Finalmente, con la constitución del Estado israelí y la limpieza étnica [3] contra los palestinos, el “problema judío” que, a comienzos del siglo XX, a muchos les parecía estar cerca de resolverse con la incorporación a la militancia socialista y la lucha internacionalista por la revolución mundial por parte de grandes sectores de la comunidad judía, solo se agravó fatalmente y retrocedió enormes pasos con el fascismo, la guerra y el Holocausto. La fundación del Estado de Israel nunca tuvo como premisa una solución progresiva al problema judío.
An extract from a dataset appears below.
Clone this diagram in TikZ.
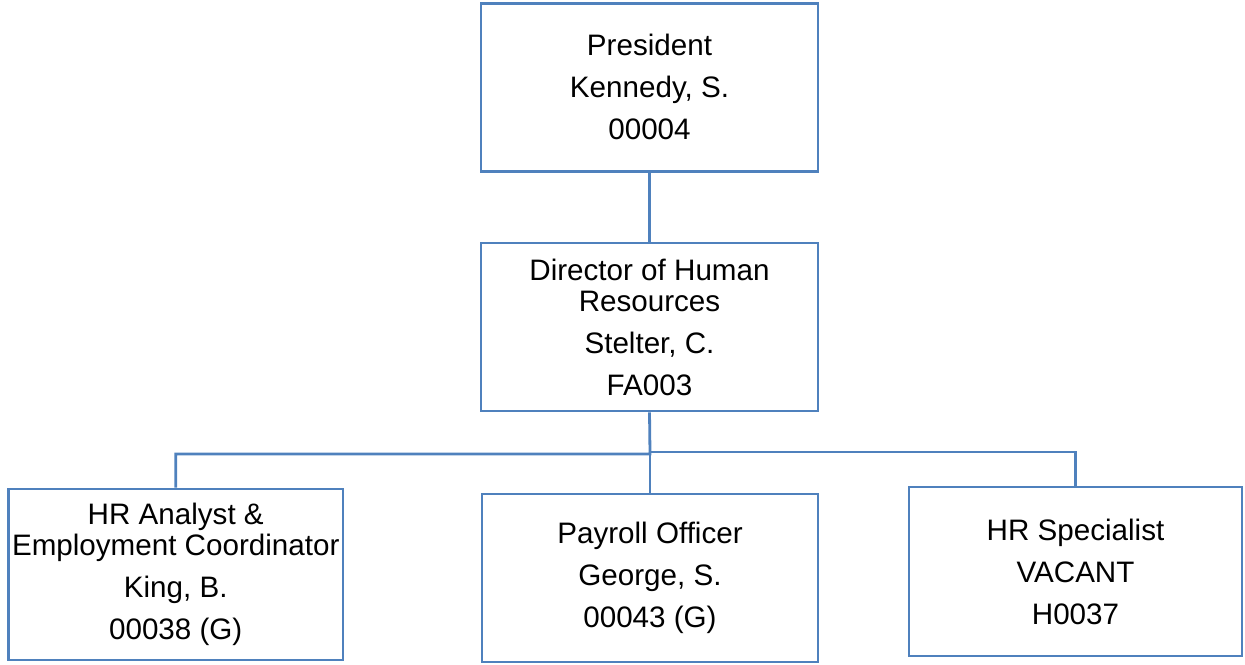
\documentclass[tikz,border=0pt]{standalone}
\usepackage{fontspec}
\setmainfont{Liberation Sans}
\usepackage{xcolor}
\definecolor{boxblue}{RGB}{79,129,189}

\begin{document}
\begin{tikzpicture}[x=0.5pt,y=-0.5pt,
    font=\fontsize{14.8pt}{15.5pt}\selectfont,
    post/.style={draw=boxblue,line width=1.4pt,rectangle,align=center,inner sep=0pt},
    link/.style={draw=boxblue,line width=1.4pt}]
    \useasboundingbox (0,0) rectangle (1245,664);
    % boxes
    \node[post,minimum width=168.5pt,minimum height=84pt] (pres) at (649.5,87.25)
      {President\\[5.5pt]Kennedy, S.\\[5.5pt]00004};
    \node[post,minimum width=168.5pt,minimum height=84pt] (dir) at (649.5,327)
      {Director of Human\\Resources\\[5.5pt]Stelter, C.\\[5.5pt]FA003};
    \node[post,minimum width=167.25pt,minimum height=85.5pt] (analyst) at (175.75,574.5)
      {HR Analyst \&\\Employment Coordinator\\[5.5pt]King, B.\\[5.5pt]00038 (G)};
    \node[post,minimum width=168pt,minimum height=84pt] (payroll) at (650,578)
      {Payroll Officer\\[5.5pt]George, S.\\[5.5pt]00043 (G)};
    \node[post,minimum width=166.5pt,minimum height=84.5pt] (spec) at (1075.5,571.5)
      {HR Specialist\\[5.5pt]VACANT\\[5.5pt]H0037};
    % connectors
    \coordinate (busL) at (650,454);
    \coordinate (busR) at (650,452);
    \draw[link] (pres.south) -- (dir.north);
    \draw[link] (dir.south) -- (busL) -| (analyst.north);
    \draw[link] (busR) -| (spec.north);
    \draw[link] (busL) -- (payroll.north);
  \end{tikzpicture}
\end{document}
El sionismo constituyó un movimiento que se puede parangonar con la colonización europea de otros continentes (y que, de hecho, además, tuvo origen en Europa), que agravó el problema al crear un nacionalismo agresivo, entremezclado con los manejos de las grandes potencias a la salida de la guerra, mediante la expropiación de los palestinos, los habitantes que desde milenios han vivido ininterrumpidamente en esas tierras. Solo un Estado único palestino laico, obrero y socialista podrá garantizar la convivencia democrática entre árabes y judíos sin opresión nacional de ningún tipo, en el marco de una federación de repúblicas socialistas de Medio Oriente. Sería el único camino hacia una paz verdadera, sobre la base del pleno desarrollo nacional igualitario, así como también una enorme contribución para resolver el “problema judío” y terminar con el antisemitismo.
Una pequeña bibliografía marxista sobre el problema judío:
• Abraham Léon: Concepción materialista de la cuestión judía
• Isaac Deutscher: Los judíos no judíos
• Enzo Traverso: Los marxistas y la cuestión judía // El final de la modernidad judía
• Maxime Rodinson: ¿Pueblo judío o problema judío?